Ginger Carrot Soup


Fall is in the air! Do you agree? That crisp breeze that gently blows through the trees causing the leaves to rustle and gently fall to the ground. The lower angle of the sun. Sweaters and wool socks beckoning you from the depths of your closet. Slippers! (I <3 slippers!). And SOUP!

For me, soup = love. Basic ingredients are lovingly prepared, sautéed and simmered to create the ultimate comfort food. I often spend an entire afternoon preparing a batch of soup because it makes me feel good.

But, today, I was in a hurry. I arrived home mid-afternoon from a wonderful road trip with Mary (stay tuned for all the details!), and I needed to get dinner ready before Toby had to leave for work. So, I quickly peeled and cut up the carrots and got them simmering while I diced the onions and measured out the seasonings. Within an hour we were enjoying a bowl of luscious, creamy, slightly spicy Ginger Carrot Soup.

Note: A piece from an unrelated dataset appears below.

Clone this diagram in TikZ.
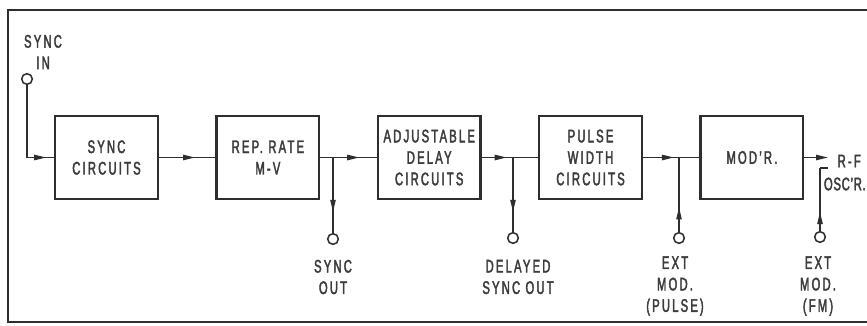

I got this recipe from my friend, Jeanne, who lovingly prepared it for our book group last fall. The fun secret of this soup is that it is thickened with toasted cashews. I didn’t puree mine thoroughly because we enjoy the little crunch of the nuts in the velvety smooth soup. If you wanted to, you could even leave the carrots in larger chunks. Either way, I’m sure you’ll agree that this soup tastes like a lot of love went into it (and you’ll have plenty of “love” left-over to share with family and friends!).

Like this recipe? You might also like these:
Asparagus Soup
Mexican Onion Soup
Quick White Bean Soup with Rosemary

Ginger Carrot Soup

Recipe Type: Soup
Author: A Passionate Plate
Prep time:
Cook time:
Total time:
Serves: 8
This is a lovely vegetarian soup if you choose to use water instead of the chicken broth. The cashews make the soup nice and thick. If you want the soup a little creamier, add 1/2 cup of heavy cream.
  • 2 lbs. carrots, peeled and cut into 1″ chunks
  • 5 cups water or chicken stock
  • 1 1/2 tsp. salt
  • 3 Tbsp. butter
  • 1 1/2 cups onion, chopped
  • 2 small cloves garlic, minced
  • 2 Tbsp. fresh ginger, minced
  • 1/4 tsp. nutmeg
  • 1/4 tsp. cumin
  • 1 cup cashews
  • cayenne pepper, to taste
  • 1/2 cup heavy cream, optional
  • sour cream, for garnish
  1. Place the carrots and water/broth into a medium-sized soup pot and bring to a boil. Cover and simmer for 12-15 minutes, or until carrots are soft.
  2. Melt the butter in a medium skillet.
  3. Add the onions and saute until soft, about 5 minutes.
  4. Add the garlic, ginger, nutmeg, cumin, and salt to the onions.
  5. Pour the onion mixture into the carrots, add the cashews (reserving a few for garnish) and stir well.
  6. Using a stick blender, gently puree the entire batch. Alternatively, carefully blend 2 cups at a time in a conventional blender until smooth.
  7. To serve, pour into bowls and top with a tablespoon of sour cream and a few toasted cashews.



  1. Helen says:

    It’s a year later and thanks to another abundant carrot crop, I’m still making this delicious, nutritious soup! Thanks for the great recipe!!

  2. […] Ginger Carrot Soup Roasted Tomato and Yellow Pepper Soup Quick White Bean Soup with Rosemary  […]

  3. chacha says:

    P.S. I used vegetable broth instead of chix. broth.

    TKS for this RECIPE

  4. chacha says:

    This is KILLER SOUP steamed the carrots 1st then added the rest in pot. I used 1 can of coconut cream and powder ginger as I didnt have fresh ginger. OMG SOOOOOOO GOODDDDDD

  5. […] week Joy shared a recipe for Carrot Ginger Soup and wrote in her post that  SOUP=LOVE. I agree with her one-hundred percent. I would also like to […]

  6. cathy says:

    This soup is amazing!!! I am lucky enough to be enjoying a bowl of this while I write the review. It’s absolutely perfect for fall (although if it were offered to me in other seasons I wouldn’t turn it away). Excellent!!

  7. Helen says:

    We pulled up the rest of our carrots yesterday so of course this recipe was a perfect choice for dinner last night. Our homegrown onions and garlic went into the soup pot too. Instead of heavy cream, I used non-fat half and half because that’s what I had, and sprinkled each serving with a handful of lightly salted, toasted sunflower seeds. (Somehow all the extra cashews got eaten during prep time)! This soup is so thick, creamy, and flavorful that I bet you’ll want seconds!

    • JoyAldrich says:

      I’m so impressed with what you and Jim have accomplished with your garden this year! I’m sure that homegrown carrots, onions, and garlic made a wonderful soup. And, I LOVE fat-free half and half – great substitution idea.